▶ _DESCRIPTION OF THE TASK_: Will you print the material below without altering a single character?

———

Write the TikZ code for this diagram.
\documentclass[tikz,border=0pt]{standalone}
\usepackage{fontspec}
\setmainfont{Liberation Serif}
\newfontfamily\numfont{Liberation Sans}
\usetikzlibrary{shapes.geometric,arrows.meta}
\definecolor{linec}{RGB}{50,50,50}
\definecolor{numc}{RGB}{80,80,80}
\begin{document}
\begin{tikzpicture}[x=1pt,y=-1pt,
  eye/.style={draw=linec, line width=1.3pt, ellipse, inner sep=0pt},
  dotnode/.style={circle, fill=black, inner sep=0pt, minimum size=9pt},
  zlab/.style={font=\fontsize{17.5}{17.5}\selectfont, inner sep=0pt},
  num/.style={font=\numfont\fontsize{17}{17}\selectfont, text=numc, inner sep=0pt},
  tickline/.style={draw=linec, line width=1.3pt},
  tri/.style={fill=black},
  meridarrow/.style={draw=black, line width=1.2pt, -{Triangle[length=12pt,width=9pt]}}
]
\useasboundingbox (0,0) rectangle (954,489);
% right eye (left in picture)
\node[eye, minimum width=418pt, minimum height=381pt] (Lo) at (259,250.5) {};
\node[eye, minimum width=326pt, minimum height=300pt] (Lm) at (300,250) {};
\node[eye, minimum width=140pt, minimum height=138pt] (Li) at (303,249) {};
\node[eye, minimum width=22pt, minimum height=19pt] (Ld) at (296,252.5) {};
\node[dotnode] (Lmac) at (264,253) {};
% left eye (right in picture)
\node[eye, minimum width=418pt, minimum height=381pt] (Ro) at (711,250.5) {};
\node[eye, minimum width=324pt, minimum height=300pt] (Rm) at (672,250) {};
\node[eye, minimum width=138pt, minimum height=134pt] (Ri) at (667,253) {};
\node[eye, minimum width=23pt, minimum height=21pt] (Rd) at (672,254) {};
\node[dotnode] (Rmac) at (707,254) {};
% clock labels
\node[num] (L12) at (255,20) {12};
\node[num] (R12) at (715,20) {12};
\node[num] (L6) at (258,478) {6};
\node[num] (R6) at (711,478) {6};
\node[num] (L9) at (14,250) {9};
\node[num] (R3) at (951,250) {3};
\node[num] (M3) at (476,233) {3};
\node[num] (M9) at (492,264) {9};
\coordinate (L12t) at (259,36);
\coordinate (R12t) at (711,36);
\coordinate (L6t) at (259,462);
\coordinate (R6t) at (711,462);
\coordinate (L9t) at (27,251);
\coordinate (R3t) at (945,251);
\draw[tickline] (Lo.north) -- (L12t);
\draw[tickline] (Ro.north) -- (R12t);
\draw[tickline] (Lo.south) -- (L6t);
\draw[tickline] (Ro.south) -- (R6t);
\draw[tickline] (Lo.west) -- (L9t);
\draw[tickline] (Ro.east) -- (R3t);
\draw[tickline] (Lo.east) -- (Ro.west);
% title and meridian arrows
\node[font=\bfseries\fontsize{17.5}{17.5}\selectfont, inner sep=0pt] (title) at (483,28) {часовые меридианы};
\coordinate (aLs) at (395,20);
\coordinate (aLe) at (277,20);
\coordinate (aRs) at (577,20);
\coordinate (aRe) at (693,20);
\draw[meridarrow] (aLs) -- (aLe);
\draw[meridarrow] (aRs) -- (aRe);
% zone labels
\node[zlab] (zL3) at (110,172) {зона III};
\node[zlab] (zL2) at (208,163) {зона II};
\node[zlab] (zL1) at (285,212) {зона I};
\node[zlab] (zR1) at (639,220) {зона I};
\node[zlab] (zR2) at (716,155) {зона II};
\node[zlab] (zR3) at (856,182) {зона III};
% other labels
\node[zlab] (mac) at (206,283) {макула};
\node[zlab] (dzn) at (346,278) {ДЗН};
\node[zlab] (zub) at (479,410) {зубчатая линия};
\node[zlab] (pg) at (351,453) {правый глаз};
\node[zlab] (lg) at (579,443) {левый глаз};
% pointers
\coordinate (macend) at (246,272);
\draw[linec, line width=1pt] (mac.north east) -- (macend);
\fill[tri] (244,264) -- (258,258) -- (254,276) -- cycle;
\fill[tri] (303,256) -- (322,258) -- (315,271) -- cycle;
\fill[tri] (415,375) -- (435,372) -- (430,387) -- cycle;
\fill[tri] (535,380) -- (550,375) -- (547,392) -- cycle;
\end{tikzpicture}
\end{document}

———

▶ _ANSWER IN FULL_:
Write the TikZ code for this diagram.
\documentclass[tikz,border=0pt]{standalone}
\usepackage{fontspec}
\setmainfont{Liberation Serif}
\newfontfamily\numfont{Liberation Sans}
\usetikzlibrary{shapes.geometric,arrows.meta}
\definecolor{linec}{RGB}{50,50,50}
\definecolor{numc}{RGB}{80,80,80}
\begin{document}
\begin{tikzpicture}[x=1pt,y=-1pt,
  eye/.style={draw=linec, line width=1.3pt, ellipse, inner sep=0pt},
  dotnode/.style={circle, fill=black, inner sep=0pt, minimum size=9pt},
  zlab/.style={font=\fontsize{17.5}{17.5}\selectfont, inner sep=0pt},
  num/.style={font=\numfont\fontsize{17}{17}\selectfont, text=numc, inner sep=0pt},
  tickline/.style={draw=linec, line width=1.3pt},
  tri/.style={fill=black},
  meridarrow/.style={draw=black, line width=1.2pt, -{Triangle[length=12pt,width=9pt]}}
]
\useasboundingbox (0,0) rectangle (954,489);
% right eye (left in picture)
\node[eye, minimum width=418pt, minimum height=381pt] (Lo) at (259,250.5) {};
\node[eye, minimum width=326pt, minimum height=300pt] (Lm) at (300,250) {};
\node[eye, minimum width=140pt, minimum height=138pt] (Li) at (303,249) {};
\node[eye, minimum width=22pt, minimum height=19pt] (Ld) at (296,252.5) {};
\node[dotnode] (Lmac) at (264,253) {};
% left eye (right in picture)
\node[eye, minimum width=418pt, minimum height=381pt] (Ro) at (711,250.5) {};
\node[eye, minimum width=324pt, minimum height=300pt] (Rm) at (672,250) {};
\node[eye, minimum width=138pt, minimum height=134pt] (Ri) at (667,253) {};
\node[eye, minimum width=23pt, minimum height=21pt] (Rd) at (672,254) {};
\node[dotnode] (Rmac) at (707,254) {};
% clock labels
\node[num] (L12) at (255,20) {12};
\node[num] (R12) at (715,20) {12};
\node[num] (L6) at (258,478) {6};
\node[num] (R6) at (711,478) {6};
\node[num] (L9) at (14,250) {9};
\node[num] (R3) at (951,250) {3};
\node[num] (M3) at (476,233) {3};
\node[num] (M9) at (492,264) {9};
\coordinate (L12t) at (259,36);
\coordinate (R12t) at (711,36);
\coordinate (L6t) at (259,462);
\coordinate (R6t) at (711,462);
\coordinate (L9t) at (27,251);
\coordinate (R3t) at (945,251);
\draw[tickline] (Lo.north) -- (L12t);
\draw[tickline] (Ro.north) -- (R12t);
\draw[tickline] (Lo.south) -- (L6t);
\draw[tickline] (Ro.south) -- (R6t);
\draw[tickline] (Lo.west) -- (L9t);
\draw[tickline] (Ro.east) -- (R3t);
\draw[tickline] (Lo.east) -- (Ro.west);
% title and meridian arrows
\node[font=\bfseries\fontsize{17.5}{17.5}\selectfont, inner sep=0pt] (title) at (483,28) {часовые меридианы};
\coordinate (aLs) at (395,20);
\coordinate (aLe) at (277,20);
\coordinate (aRs) at (577,20);
\coordinate (aRe) at (693,20);
\draw[meridarrow] (aLs) -- (aLe);
\draw[meridarrow] (aRs) -- (aRe);
% zone labels
\node[zlab] (zL3) at (110,172) {зона III};
\node[zlab] (zL2) at (208,163) {зона II};
\node[zlab] (zL1) at (285,212) {зона I};
\node[zlab] (zR1) at (639,220) {зона I};
\node[zlab] (zR2) at (716,155) {зона II};
\node[zlab] (zR3) at (856,182) {зона III};
% other labels
\node[zlab] (mac) at (206,283) {макула};
\node[zlab] (dzn) at (346,278) {ДЗН};
\node[zlab] (zub) at (479,410) {зубчатая линия};
\node[zlab] (pg) at (351,453) {правый глаз};
\node[zlab] (lg) at (579,443) {левый глаз};
% pointers
\coordinate (macend) at (246,272);
\draw[linec, line width=1pt] (mac.north east) -- (macend);
\fill[tri] (244,264) -- (258,258) -- (254,276) -- cycle;
\fill[tri] (303,256) -- (322,258) -- (315,271) -- cycle;
\fill[tri] (415,375) -- (435,372) -- (430,387) -- cycle;
\fill[tri] (535,380) -- (550,375) -- (547,392) -- cycle;
\end{tikzpicture}
\end{document}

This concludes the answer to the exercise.